A legal power of attorney is a document that grants a person authority over another's affairs. The person who creates a power of attorney is commonly called the principal and grants a party of his choice, referred to as the agent or attorney-in-fact, the right to make decisions for him in a range of matters. For example, the agent in such a case may make investment decisions for the principal, choose medical options, and even run the principal’s business. Additionally, the agent can sell or exchange the principal’s assets if he has financial power of attorney.
A legal power of attorney grants the agent the power to makes decisions and act on behalf of the principal. Some powers of attorney are general and cover a wide range of matters, while others may be limited in the authority they grant. For example, a person may grant his agent the ability to make investment decisions for him and carry out transactions without seeking his approval. Sometimes a power of attorney is even granted to give a person the right to make medical decisions for another party.
An individual may choose any person he wants to be his agent. Typically, a person chooses a party in whom he has 100-percent trust for this designation. For example, a person may choose a spouse, adult son or daughter, or sibling for this duty. Sometimes people choose friends as well. When an individual creates a power of attorney for the purpose of allowing a professional to make financial decisions for him, however, he may name an investment broker or similar financial professional as his agent.
Generally, a legal power of attorney remains in effect until the creator dies or revokes it. Sometimes a legal power of attorney is created in such a way that it takes effect immediately upon its creation.
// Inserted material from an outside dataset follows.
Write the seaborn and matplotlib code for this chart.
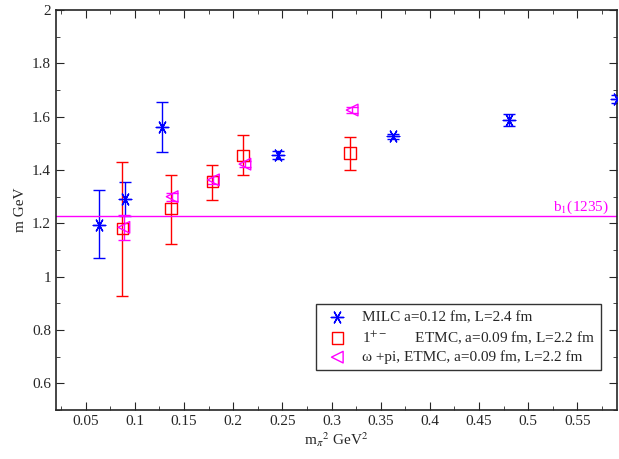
import matplotlib
matplotlib.use("Agg")
import matplotlib.pyplot as plt
import seaborn as sns
import pandas as pd

sns.set_style("ticks")
plt.rcParams['font.family'] = ['Liberation Serif', 'DejaVu Serif']
plt.rcParams['mathtext.fontset'] = 'stix'

milc_x = [0.064, 0.0906, 0.128, 0.246, 0.362, 0.480, 0.590]
milc_y = [1.195, 1.292, 1.561, 1.457, 1.526, 1.587, 1.665]
milc_lo = [1.071, 1.228, 1.468, 1.442, 1.516, 1.565, 1.650]
milc_hi = [1.326, 1.356, 1.657, 1.472, 1.536, 1.610, 1.680]

etmc_x = [0.0875, 0.137, 0.179, 0.210, 0.319]
etmc_y = [1.180, 1.255, 1.357, 1.454, 1.463]
etmc_lo = [0.926, 1.124, 1.286, 1.381, 1.401]
etmc_hi = [1.430, 1.382, 1.420, 1.531, 1.523]

om_x = [0.089, 0.138, 0.180, 0.212, 0.321]
om_y = [1.185, 1.300, 1.363, 1.422, 1.625]
om_lo = [1.139, 1.285, 1.348, 1.410, 1.613]
om_hi = [1.232, 1.315, 1.378, 1.434, 1.637]

b1_mass = 1.228

fig = plt.figure(figsize=(6.19, 4.59), dpi=100)
ax = fig.add_axes([0.0905, 0.107, 0.906, 0.871])

series = [
    (milc_x, milc_y, milc_lo, milc_hi, 'blue', (6, 2, 30), 'MILC a=0.12 fm, L=2.4 fm'),
    (etmc_x, etmc_y, etmc_lo, etmc_hi, 'red', 's', '1$^{+-}$       ETMC, a=0.09 fm, L=2.2 fm'),
    (om_x, om_y, om_lo, om_hi, 'magenta', '<', 'ω +pi, ETMC, a=0.09 fm, L=2.2 fm'),
]
for xs, ys, lo, hi, c, m, lab in series:
    yerr = [[y - l for y, l in zip(ys, lo)], [h - y for y, h in zip(ys, hi)]]
    ax.errorbar(xs, ys, yerr=yerr, fmt='none', ecolor=c, elinewidth=1, capsize=4, capthick=1, zorder=2)
    df = pd.DataFrame({'x': xs, 'y': ys})
    if isinstance(m, tuple):
        sns.scatterplot(data=df, x='x', y='y', ax=ax, marker=m, s=80, color=c,
                        edgecolor=c, linewidth=1, label=lab, zorder=3)
    else:
        sns.scatterplot(data=df, x='x', y='y', ax=ax, marker=m, s=70,
                        facecolors='none', edgecolor=c, color=c, linewidth=1, label=lab, zorder=3)

ax.axhline(b1_mass, color='magenta', lw=1)
ax.text(0.525, b1_mass + 0.02, 'b$_1$(1235)', color='magenta', fontsize=11)

ax.set_xlim(0.02, 0.59)
ax.set_ylim(0.5, 2.0)
ax.set_xticks([0.05, 0.1, 0.15, 0.2, 0.25, 0.3, 0.35, 0.4, 0.45, 0.5, 0.55])
ax.set_xticklabels(['0.05', '0.1', '0.15', '0.2', '0.25', '0.3', '0.35', '0.4', '0.45', '0.5', '0.55'])
ax.set_yticks([0.6, 0.8, 1.0, 1.2, 1.4, 1.6, 1.8, 2.0])
ax.set_yticklabels(['0.6', '0.8', '1', '1.2', '1.4', '1.6', '1.8', '2'])
ax.set_xticks([0.025 + 0.05 * i for i in range(12)], minor=True)
ax.set_yticks([0.5 + 0.1 * i for i in range(16)], minor=True)
ax.tick_params(which='both', direction='in', top=True, right=True, labelsize=11)
ax.tick_params(which='major', length=6)
ax.tick_params(which='minor', length=3)
for s in ax.spines.values():
    s.set_linewidth(1.2)
ax.set_xlabel(r'm$_\pi$$^2$ GeV$^2$', fontsize=11, labelpad=2)
ax.set_ylabel('m GeV', fontsize=11)

leg = ax.legend(loc='lower right', bbox_to_anchor=(0.985, 0.08), fancybox=False, edgecolor='black',
                fontsize=11, handletextpad=0.6, borderpad=0.4, labelspacing=0.3)
leg.get_frame().set_linewidth(1)

fig.savefig('out.png', dpi=100)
Others, however, called springing powers of attorney, take effect when a particular event occurs, such as the onset of an illness or disability.
An individual who is granted authority over another person’s affairs via a legal power of attorney is required by law to act in the principal’s best interest. If the agent takes advantage of the power granted to him, the principal may terminate the power of attorney. Additionally, a judge may terminate the legal power of attorney if the agent fails to make sound decisions on the principal’s behalf.